Unification of logging in Python's Standard Library

A.M. Kuchling amk at amk.ca
Tue Aug 19 12:18:34 EDT 2003


On Tue, 19 Aug 2003 10:06:26 -0500, 
	Skip Montanaro <skip at pobox.com> wrote:
>     Matthew> A single, unified logging system across the entire Python
>     Matthew> Standard Library would be a worthy goal for some future release
>     Matthew> (Python 3000, or maybe even 2.4/2.5?).
> Another alternative is to write a PEP, though I don't think this is
> necessarily required for this particular task.  It also presents a higher
> barrier to action than a bug report.

I suspect a PEP is required, because there are more issues here than just
changing sys.stderr.write() to logging.info().  For example, what logger
should modules use to log messages?  If they use the root logger, it will be
difficult to discard messages from asyncore while keeping messages from the
ZODB.  If they use a particular logger, how is this name chosen?  Is it
dependent on the module name, so asyncore logs to 'asyncore' and so forth?
What if my application has a logger named 'network', and I want it to go to
'network.asyncore', 'database.ZODB', etc.?

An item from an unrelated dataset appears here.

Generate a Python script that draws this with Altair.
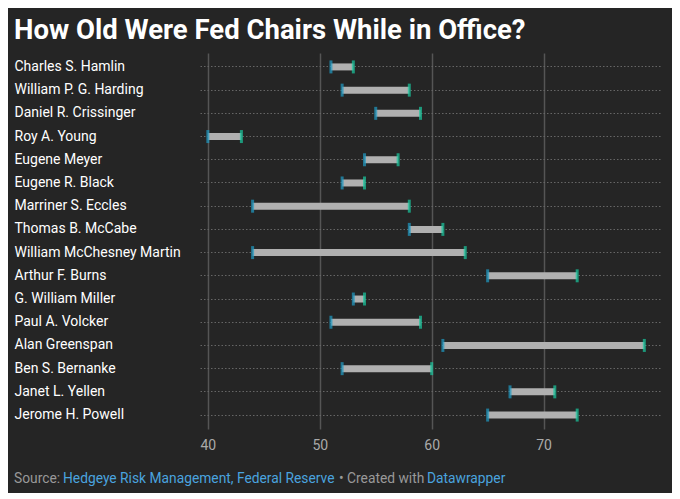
import altair as alt
import pandas as pd

names = ["Charles S. Hamlin","William P. G. Harding","Daniel R. Crissinger","Roy A. Young","Eugene Meyer","Eugene R. Black","Marriner S. Eccles","Thomas B. McCabe","William McChesney Martin","Arthur F. Burns","G. William Miller","Paul A. Volcker","Alan Greenspan","Ben S. Bernanke","Janet L. Yellen","Jerome H. Powell"]
start = [51,52,55,40,54,52,44,58,44,65,53,51,61,52,67,65]
end   = [53,58,59,43,57,54,58,61,63,73,54,59,79,60,71,73]

df = pd.DataFrame({"name": names, "start": start, "end": end})
X = alt.Scale(domain=[39.3, 80.4], nice=False, zero=False)
Y = alt.Y("name:N", sort=names, title=None,
          scale=alt.Scale(paddingInner=0, paddingOuter=0.1),
          axis=alt.Axis(labelAlign="left", labelPadding=186, labelFontSize=14, labelColor="#ffffff",
                        labelFont="Roboto", ticks=False, domain=False, grid=True, bandPosition=0.5,
                        gridColor="#666666", gridDash=[1.5, 2], gridWidth=1))
xaxis = alt.Axis(values=[40,50,60,70], title=None, grid=True, gridColor="#555555", gridWidth=1.5,
                 domain=False, ticks=False, labelColor="#aaaaaa", labelFontSize=14, labelFont="Roboto", labelPadding=9)

bars = alt.Chart(df).mark_rule(strokeWidth=7, color="#b0b0b0").encode(
    x=alt.X("start:Q", scale=X, axis=xaxis), x2="end:Q", y=Y)
c1 = alt.Chart(df).mark_tick(orient="vertical", size=13, thickness=3, color="#1f9bc4").encode(
    x=alt.X("start:Q", scale=X), y=alt.Y("name:N", sort=names))
c2 = alt.Chart(df).mark_tick(orient="vertical", size=13, thickness=3, color="#19c9a0").encode(
    x=alt.X("end:Q", scale=X), y=alt.Y("name:N", sort=names))

foot_t = ["Source: ", "Hedgeye Risk Management, Federal Reserve", "• Created with", "Datawrapper"]
foot_x = [-186, -137, 139, 227]
foot_c = ["#999999", "#4aa3df", "#999999", "#4aa3df"]
footers = [alt.Chart(pd.DataFrame({"t": [foot_t[i]]})).mark_text(
               align="left", baseline="middle", fontSize=13.8, font="Roboto",
               color=foot_c[i], dx=foot_x[i]).encode(x=alt.value(0), y=alt.value(426), text="t:N")
           for i in range(4)]

chart = alt.layer(bars, c1, c2, *footers).properties(
    width=460, height=376,
    background="#252525",
    autosize=alt.AutoSizeParams(type="none"),
    padding={"left": 192, "top": 45, "right": 12, "bottom": 64},
    title=alt.TitleParams("How Old Were Fed Chairs While in Office?", anchor="start", frame="bounds",
                          fontSize=27.5, font="Roboto", fontWeight="bold", color="#ffffff", offset=9),
).configure_view(stroke=None)

chart.save("out.html", embed_options={"renderer": "svg", "actions": False})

If the user specifies a logger, how is this done?  Does every public method
have to grow an optional 'log' argument, or is there a module-level global
setting, so you'd call
asyncore.set_logger(logging.getLogger('network.asyncore'))?  

None of these options are very difficult to implement, but choosing which
one will take some care; otherwise we'll be saddled with an inconvenient
implementation that we'll be forever working around.